Hamilton is still in disbelief that this kind of “standing army” could ever exist in the Constitutional Republic they were creating. The level of collusion between the executive and the legislative could only be achieved if the people themselves became inattentive and complacent at that very same time; something that Hamilton thought could never happen with a people who were not subjects to a king. I think even the supposed big government Hamilton would be crying, “God have mercy on us for our ignorance.”
There is only one way all of this could happen Hamilton, explains…
“But it is an evil infinitely less likely to attend us in a united than in a disunited state…it is not easy to conceive a possibility that dangers so formidable can assail the whole Union, as to demand a force considerable enough to place our liberties in the least jeopardy, especially if we take into our view the aid to be derived from the militia, which ought always to be counted upon as a valuable and powerful auxiliary. But in a state of disunion (as has been fully shown in another place), the contrary of this supposition would become not only probable, but almost unavoidable.”
In a nation full of calamities, division, and a people ruled over, forces the “unavoidable” conclusion. Hamilton would likely have a difficult time managing a President and Attorney General who have spent the better part of two terms incessantly stirring up division. He likely could not have imagined a time with more calamity and unrest outside of the Revolutionary war. To top it all off we turned over state control of the federal Representatives around 1913 (not to mention the nation’s currency) and we have utterly dissolved the militias.
WORK TO BE DONE
As brilliant and prescient as our founders were, I am not sure they could have ever fully imagined the level of ignorance and apathy that we would reach in such a short time. We must attack this ignorance with education. We must secure our communities with Constitutional Sheriffs. We need to restore the state militias. We must elect Representatives who hold to first principles. We must reach this generation and rescue the next. I will leave Alexander Hamilton with the final word…

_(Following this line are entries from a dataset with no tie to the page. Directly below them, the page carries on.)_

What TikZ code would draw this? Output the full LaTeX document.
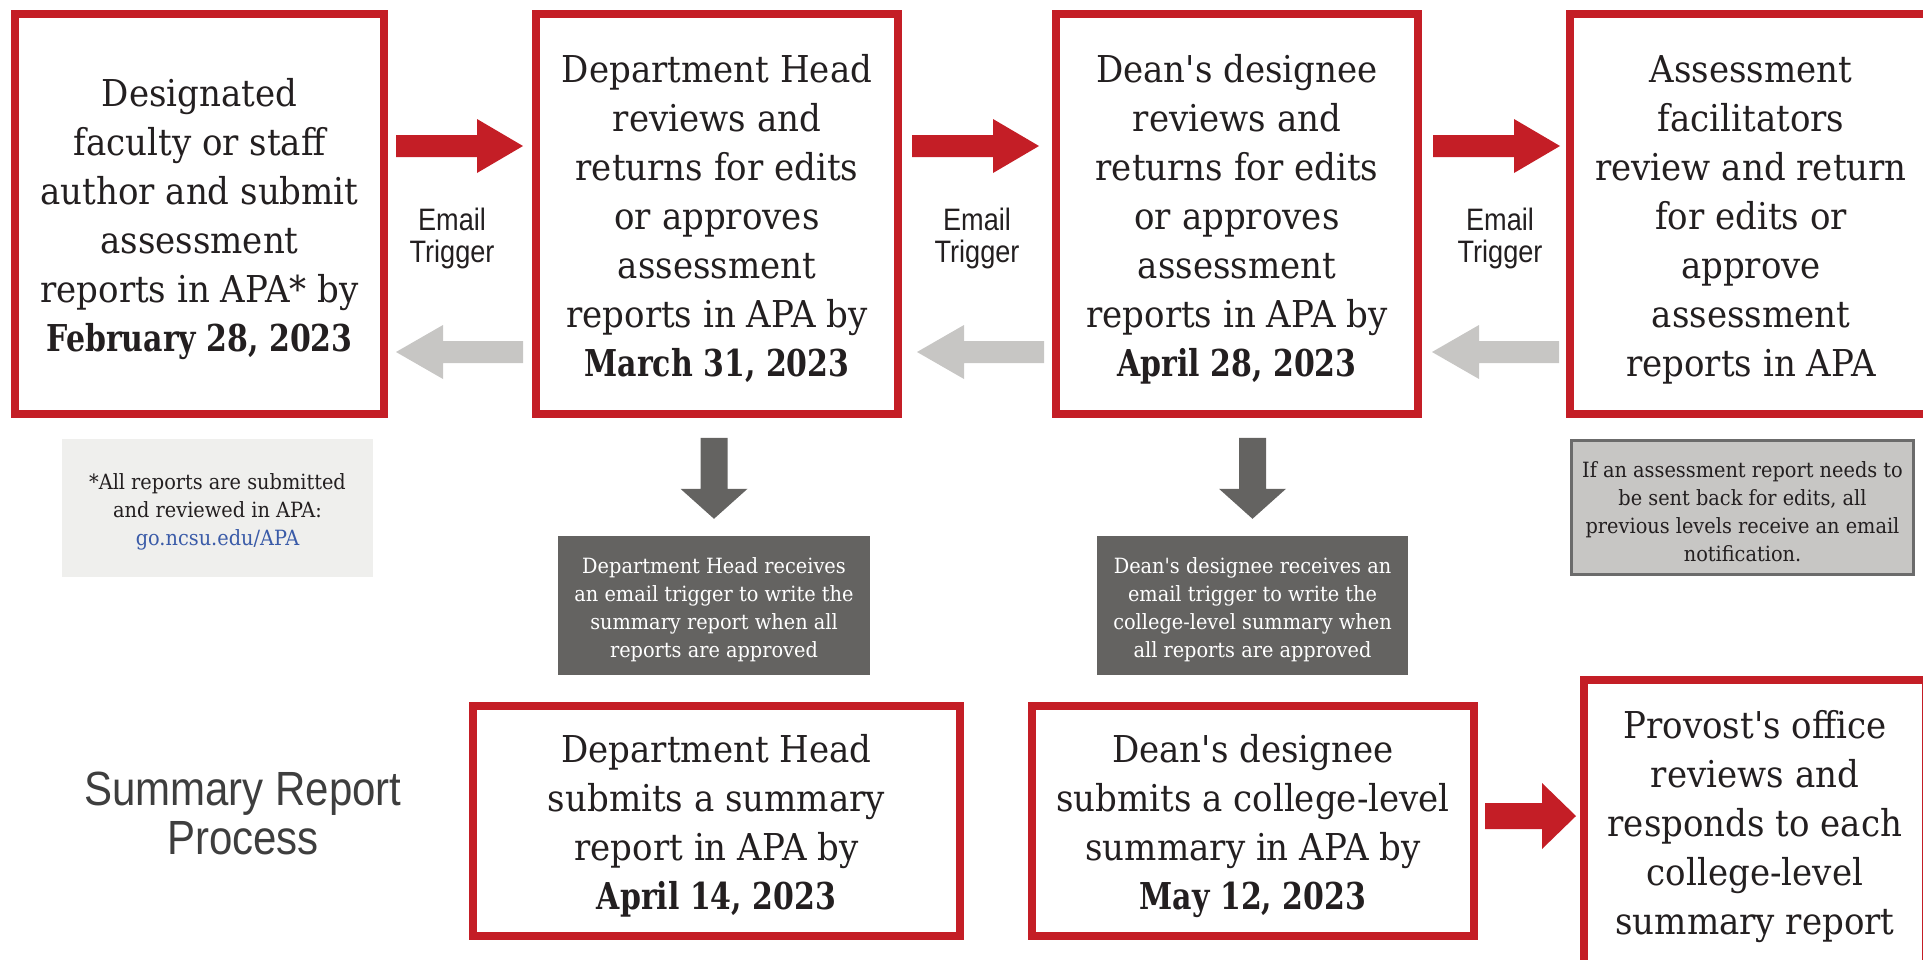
\documentclass[tikz,border=0pt]{standalone}
\usepackage{fontspec}
\setmainfont{DejaVu Serif}[Ligatures=TeXOff, UprightFeatures={FakeStretch=0.92}, BoldFeatures={FakeStretch=0.81}]
\newfontfamily\condfont{Liberation Sans}[FakeStretch=0.875]
\usetikzlibrary{calc}
\definecolor{ncred}{RGB}{196,30,38}
\definecolor{txt}{RGB}{35,31,32}
\definecolor{lgarrow}{RGB}{199,198,196}
\definecolor{dgray}{RGB}{100,99,97}
\definecolor{notebg}{RGB}{239,239,237}
\definecolor{notegray}{RGB}{199,198,196}
\definecolor{noteline}{RGB}{107,107,107}
\definecolor{link}{RGB}{58,91,168}
\definecolor{sumtxt}{RGB}{62,62,62}
\newcommand\bigstrut{\rule{0pt}{38pt}}
\newcommand\smallstrut{\rule{0pt}{24pt}}
% right block arrow: #1 tail centre, #2 length, #3 shaft half, #4 head half, #5 head length, #6 colour
\newcommand\rblock[6]{\fill[#6] (#1) ++(0,-#3) -- ++({#2-#5},0) -- ++(0,{-(#4-#3)}) -- ++(#5,#4) -- ++(-#5,#4) -- ++(0,{-(#4-#3)}) -- ++({-(#2-#5)},0) -- cycle;}
% left block arrow: #1 tip
\newcommand\lblock[6]{\fill[#6] (#1) -- ++(#5,-#4) -- ++(0,{#4-#3}) -- ++({#2-#5},0) -- ++(0,{2*#3}) -- ++({-(#2-#5)},0) -- ++(0,{#4-#3}) -- cycle;}
% down block arrow: #1 top centre
\newcommand\dblock[1]{\fill[dgray] (#1) ++(-13.5,0) -- ++(27,0) -- ++(0,51) -- ++(20,0) -- ++(-33.5,30) -- ++(-33.5,-30) -- ++(20,0) -- cycle;}
\begin{document}
\begin{tikzpicture}[x=1pt,y=-1pt,
  redbox/.style={draw=ncred, line width=8pt, fill=white, inner sep=0pt, align=center, text=txt,
    font=\fontsize{37}{49}\selectfont},
  darkbox/.style={fill=dgray, inner sep=0pt, align=center, text=white,
    font=\fontsize{21}{28}\selectfont, minimum height=139pt},
  lightnote/.style={fill=notebg, inner sep=0pt, align=center, text=txt,
    font=\fontsize{21}{28}\selectfont},
  graynote/.style={fill=notegray, draw=noteline, line width=3pt, inner sep=0pt, align=center, text=txt,
    font=\fontsize{21}{28}\selectfont},
  trig/.style={align=center, text=txt, inner sep=0pt, font=\condfont\fontsize{31}{32}\selectfont},
  sumlabel/.style={align=center, text=sumtxt, inner sep=0pt, font=\condfont\fontsize{48}{49}\selectfont}
]
\useasboundingbox (0,0) rectangle (1923,959);
\clip (0,0) rectangle (1923,959);

% top row
\node[redbox, minimum width=369pt, minimum height=400pt] (b1) at (199.5,214)
  {\bigstrut Designated\\faculty or staff\\author and submit\\assessment\\reports in APA* by\\\textbf{February 28, 2023}};
\node[redbox, minimum width=362pt, minimum height=400pt] (b2) at (717,214)
  {\bigstrut Department Head\\reviews and\\returns for edits\\or approves\\assessment\\reports in APA by\\\textbf{March 31, 2023}};
\node[redbox, minimum width=362pt, minimum height=400pt] (b3) at (1237,214)
  {\bigstrut Dean's designee\\reviews and\\returns for edits\\or approves\\assessment\\reports in APA by\\\textbf{April 28, 2023}};
\node[redbox, minimum width=362pt, minimum height=400pt] (b4) at (1751,214)
  {\bigstrut Assessment\\facilitators\\review and return\\for edits or\\approve\\assessment\\reports in APA};

% email trigger labels
\node[trig] (t1) at (452,238) {Email\\Trigger};
\node[trig] (t2) at (977,238) {Email\\Trigger};
\node[trig] (t3) at (1500,238) {Email\\Trigger};

% notes
\node[lightnote, minimum width=311pt, minimum height=138pt] (n1) at (217.5,508)
  {\smallstrut*All reports are submitted\\and reviewed in APA:\\{\color{link}go.ncsu.edu/APA}};
\node[graynote, minimum width=342pt, minimum height=134pt] (n2) at (1742.5,507.5)
  {\smallstrut If an assessment report needs to\\be sent back for edits, all\\previous levels receive an email\\notification.};

% dark boxes
\node[darkbox, minimum width=312pt] (d1) at (714,605.5)
  {\smallstrut Department Head receives\\an email trigger to write the\\summary report when all\\reports are approved};
\node[darkbox, minimum width=311pt] (d2) at (1252.5,605.5)
  {\smallstrut Dean's designee receives an\\email trigger to write the\\college-level summary when\\all reports are approved};

% bottom row
\node[sumlabel] (sum) at (243,813) {Summary Report\\Process};
\node[redbox, minimum width=487pt, minimum height=230pt] (b5) at (716.5,821)
  {\bigstrut Department Head\\submits a summary\\report in APA by\\\textbf{April 14, 2023}};
\node[redbox, minimum width=442pt, minimum height=230pt] (b6) at (1253,821)
  {\bigstrut Dean's designee\\submits a college-level\\summary in APA by\\\textbf{May 12, 2023}};
\node[redbox, minimum width=342pt, minimum height=294pt] (b7) at (1755,827)
  {Provost's office\\reviews and\\responds to each\\college-level\\summary report};

% forward arrows
\coordinate (r1) at ($(b1.east |- 0,146)+(8,0)$);
\coordinate (r2) at ($(b2.east |- 0,146)+(10,0)$);
\coordinate (r3) at ($(b3.east |- 0,146)+(11,0)$);
\rblock{r1}{127}{11}{27}{46}{ncred}
\rblock{r2}{127}{11}{27}{46}{ncred}
\rblock{r3}{127}{11}{27}{46}{ncred}
% return arrows
\coordinate (g1) at ($(b1.east |- 0,352)+(8,0)$);
\coordinate (g2) at ($(b2.east |- 0,352)+(15,0)$);
\coordinate (g3) at ($(b3.east |- 0,352)+(10,0)$);
\lblock{g1}{127}{11}{27}{47}{lgarrow}
\lblock{g2}{127}{11}{27}{47}{lgarrow}
\lblock{g3}{127}{11}{27}{47}{lgarrow}
% down arrows
\coordinate (v1) at ($(d1.north)+(0,-98)$);
\coordinate (v2) at ($(d2.north)+(0,-98)$);
\dblock{v1}
\dblock{v2}
% bottom arrow
\coordinate (r4) at ($(b6.east |- 0,816)+(7,0)$);
\rblock{r4}{91}{13}{33}{34}{ncred}
\end{tikzpicture}
\end{document}
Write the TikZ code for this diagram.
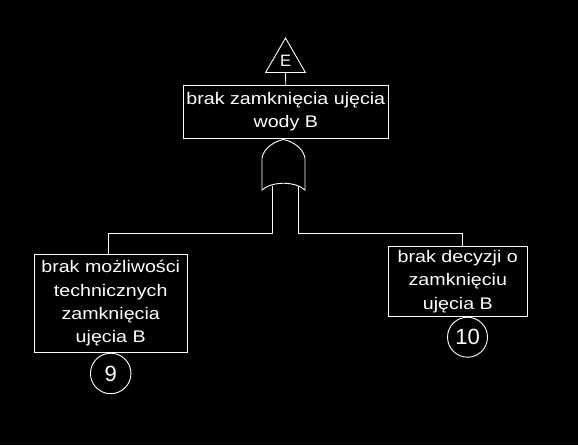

“Is it not better, I ask, to suffer a few present inconveniences, than to put yourselves in the way of losing every thing that is precious? Your lives, your property, your religion, are all at stake. I do my duty. I warn you of your danger. If you should still be so mad as to bring destruction upon yourselves; if you still neglect what you owe to God and man, you cannot plead ignorance in your excuse. Your consciences will reproach you for your folly; and your children’s children will curse you.”